When was the last time you really listened to someone? Empathy is good, but it doesn’t teach us how to be a good listener. Here’s are some tips.
When was the last time you really listened to someone? A friend calls and you can hear that her voice is about to break into a sob. Our immediate reaction is to tell her it’ll be okay. We might even share an anecdote of a similar situation that’s happened to us.
Notice that we haven’t stopped talking? Our intentions are good. We want to take away the pain. We hate seeing someone we care about feeling bad. Empathy is good, but it doesn’t teach us how to be a good listener.
Telling your friend that you can relate moves the focus from your friend to you. Being a good listener is being quiet, so your friend can share her feelings.
This can be hard because we want to fix the situation. Realizing that it might be impossible to right the wrongs done to your friend is the first step of how to be a good listener. We might also focus on what we can say to make our friend feel better. When doing this, we’re not listening.
Silence really is golden when listening to a friend. Let her cry; let her express her anger. The trick is not to be afraid of the tears and not to be scared of silence. Many of us, especially when we’re spending time with our partners or out with a good friend, are terrified of the quiet gaps in our conversations.
We have to understand that silence is another way to communicate. When someone is angry or upset, they need that quiet to think things out. Yes, you may feel uncomfortable. To overcome it, listen. Actually listening to your friend in need or listening to the person who is yelling takes courage. It also allows the person to express herself.
Even if that person is saying mean things, just listen.

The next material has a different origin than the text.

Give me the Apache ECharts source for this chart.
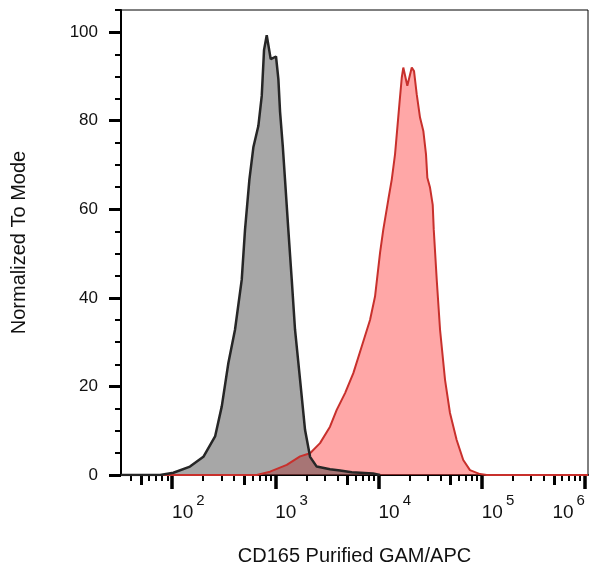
<!DOCTYPE html>
<html>
<head>
<meta charset="utf-8">
<script src="https://cdn.jsdelivr.net/npm/echarts@6/dist/echarts.min.js"></script>
<style>
	html, body { margin: 0; padding: 0; background: #fff; }
	#chart { width: 600px; height: 576px; }
</style>
</head>
<body>
<div id="chart"></div>
<script>
// -------------------------
// Histogram overlay: isotype (gray) vs CD165 stained (red)
// -------------------------

// Gray histogram (control): [intensity, % of mode]
const grayX = [32, 76.5, 103, 149, 201, 261, 303, 351, 407, 473, 509, 561, 613, 685, 739, 778, 826, 903, 1016, 1071, 1112, 1181, 1242, 1337, 1443, 1553, 1738, 1941, 2172, 2518, 3388, 4236, 5500, 8850, 10350];
const grayY = [0, 0, 0.5, 1.9, 4.1, 8.7, 15.5, 25.3, 32.8, 44.1, 55.4, 66.7, 74, 78.8, 85.6, 96, 99.3, 93.9, 94.5, 89.4, 82, 74.3, 66.7, 55.4, 44.1, 32.8, 21.5, 10.2, 4.1, 1.9, 1.3, 1.0, 0.6, 0.35, 0];

// Red histogram (CD165 Purified GAM/APC)
const redX = [32, 661, 889, 1291, 1738, 2172, 2712, 3388, 3935, 4741, 5702, 6872, 8272, 9248, 10350, 11120, 12440, 13430, 14450, 15920, 16790, 17380, 19010, 20990, 22080, 23440, 25240, 27170, 28840, 29720, 31550, 33500, 34280, 36640, 39450, 44090, 49250, 57150, 66190, 76910, 96100, 111700, 1070000];
const redY = [0, 0, 0.75, 2.3, 4.2, 4.9, 7.2, 10.9, 14.7, 18.5, 23, 29, 35, 40.3, 50.2, 55.4, 62.2, 66.7, 72.4, 83.7, 89.7, 92, 87.9, 92, 91.2, 86, 80.7, 77.7, 72.4, 67.1, 64.9, 61, 55.4, 44.1, 32.8, 21.5, 14, 7.9, 3.4, 1.1, 0.2, 0, 0];

// Axis ticks
const xMajor = [1e2, 1e3, 1e4, 1e5, 1e6];
const xLabeled = [1e2, 1e3, 1e4, 1e5];
const xLastLabel = [1e6];
const xMedium = [50, 500, 5000, 50000, 500000];
const xMinor = [40, 60, 70, 80, 90, 200, 300, 400, 600, 700, 800, 900,
	2000, 3000, 4000, 6000, 7000, 8000, 9000, 20000, 30000, 40000, 60000, 70000, 80000, 90000,
	200000, 300000, 400000, 600000, 700000, 800000, 900000];
const yMajor = [0, 20, 40, 60, 80, 100];
const yMinor = [5, 10, 15, 25, 30, 35, 45, 50, 55, 65, 70, 75, 85, 90, 95, 105];

const xMin = 32;
const xMax = 1070000;

// ----------------------
// Helpers
// ----------------------
function pairs(xs, ys) {
	return xs.map((x, i) => [x, ys[i]]);
}

const font = 'Arial, "Liberation Sans", sans-serif';

// "10" with a raised exponent
const powRich = {
	b: { fontSize: 19, lineHeight: 19, padding: [10, 0, 0, 0], color: '#111', fontFamily: font },
	s: { fontSize: 15, lineHeight: 15, padding: [0, 0, 14, 3], color: '#111', fontFamily: font }
};

function powLabel(v) {
	return '{b|10}{s|' + Math.round(Math.log10(v)) + '}';
}

// bare x axis sharing the same scale, used for extra tick rows
function tickAxis(values, len, width) {
	return {
		type: 'log', min: xMin, max: xMax, position: 'bottom', gridIndex: 0,
		axisLine: { show: false },
		splitLine: { show: false },
		axisTick: { show: true, customValues: values, length: len, lineStyle: { color: '#000', width: width } },
		axisLabel: { show: false }
	};
}

// ----------------------
// Chart
// ----------------------
const chart = echarts.init(document.getElementById('chart'));

const option = {
	animation: false,
	backgroundColor: '#fff',
	grid: {
		left: 121, right: 12, top: 10, bottom: 101,
		show: true, borderColor: '#000', borderWidth: 1, backgroundColor: 'transparent'
	},
	xAxis: [
		{
			type: 'log', min: xMin, max: xMax, position: 'bottom',
			name: 'CD165 Purified GAM/APC',
			nameLocation: 'middle', nameGap: 71,
			nameTextStyle: { fontSize: 20, color: '#111', fontFamily: font },
			axisLine: { show: true, lineStyle: { color: '#000', width: 2 } },
			splitLine: { show: false },
			axisTick: { show: true, customValues: xMajor, length: 14, lineStyle: { color: '#000', width: 3.5 } },
			axisLabel: {
				show: true, customValues: xLabeled, margin: 23, align: 'left',
				formatter: powLabel, rich: powRich
			}
		},
		tickAxis(xMedium, 10, 3),
		tickAxis(xMinor, 6, 2),
		{
			type: 'log', min: xMin, max: xMax, position: 'bottom',
			axisLine: { show: false },
			splitLine: { show: false },
			axisTick: { show: false },
			axisLabel: {
				show: true, customValues: xLastLabel, margin: 23, align: 'right',
				formatter: powLabel, rich: powRich
			}
		}
	],
	yAxis: [
		{
			type: 'value', min: 0, max: 105, position: 'left',
			name: 'Normalized To Mode',
			nameLocation: 'middle', nameGap: 92,
			nameTextStyle: { fontSize: 20, color: '#111', fontFamily: font },
			axisLine: { show: true, lineStyle: { color: '#000', width: 2 } },
			splitLine: { show: false },
			axisTick: { show: true, customValues: yMajor, length: 12, lineStyle: { color: '#000', width: 3 } },
			axisLabel: { show: true, customValues: yMajor, margin: 23, fontSize: 17, color: '#111', fontFamily: font }
		},
		{
			type: 'value', min: 0, max: 105, position: 'left',
			axisLine: { show: false },
			splitLine: { show: false },
			axisTick: { show: true, customValues: yMinor, length: 6, lineStyle: { color: '#000', width: 2 } },
			axisLabel: { show: false }
		}
	],
	series: [
		{
			name: 'red-fill', type: 'line', z: 2, showSymbol: false, silent: true,
			data: pairs(redX, redY),
			lineStyle: { opacity: 0 },
			areaStyle: { color: 'rgba(255, 80, 80, 0.5)', opacity: 1 }
		},
		{
			name: 'gray-fill', type: 'line', z: 3, showSymbol: false, silent: true,
			data: pairs(grayX, grayY),
			lineStyle: { opacity: 0 },
			areaStyle: { color: 'rgba(50, 50, 50, 0.43)', opacity: 1 }
		},
		{
			name: 'red-line', type: 'line', z: 4, showSymbol: false, silent: true,
			data: pairs(redX, redY),
			lineStyle: { color: '#c8302c', width: 2 }
		},
		{
			name: 'gray-line', type: 'line', z: 5, showSymbol: false, silent: true,
			data: pairs(grayX, grayY),
			lineStyle: { color: '#262626', width: 2.5 }
		}
	]
};

chart.setOption(option);
</script>
</body>
</html>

Try your best to focus on the words between the sobs and the words when someone is on a rant. When the person stops talking, then you can ask questions. Maybe your friend said she’s angry at her partner, Tom, because he’s mean. Ask your friend: “why do you think that Tom’s mean?”
This shows you were listening. It also gives your friend a chance to think about the situation, which often is followed by silence. In that time your friend is thinking; don’t bombard her with questions. Be quiet and allow her to think things through.
When a child comes to us with a problem, our first instinct is to fix the situation. We might start out listening and then interject with a “but it’s not really that bad.” To your child, it may feel overwhelming.
If your child’s upset, listen. You may want to revisit the problem when it’s not so raw for your child and he’s calm. You can ask him a few questions and be quiet when he answers. When your child feels listened to, he’ll open up.
That goes for friends, too. When we listen, others share. They may be able to figure out a solution, and that’s where it gets tricky. We all want to solve problems. However, sometimes there are no solutions. In the case of a death or breakup, time to grieve may be the only answer.
That’s where you come in. You can listen, be silent, and understand that some problems don’t have solutions. It’s a hard lesson to learn, but one that can be accomplished with practice.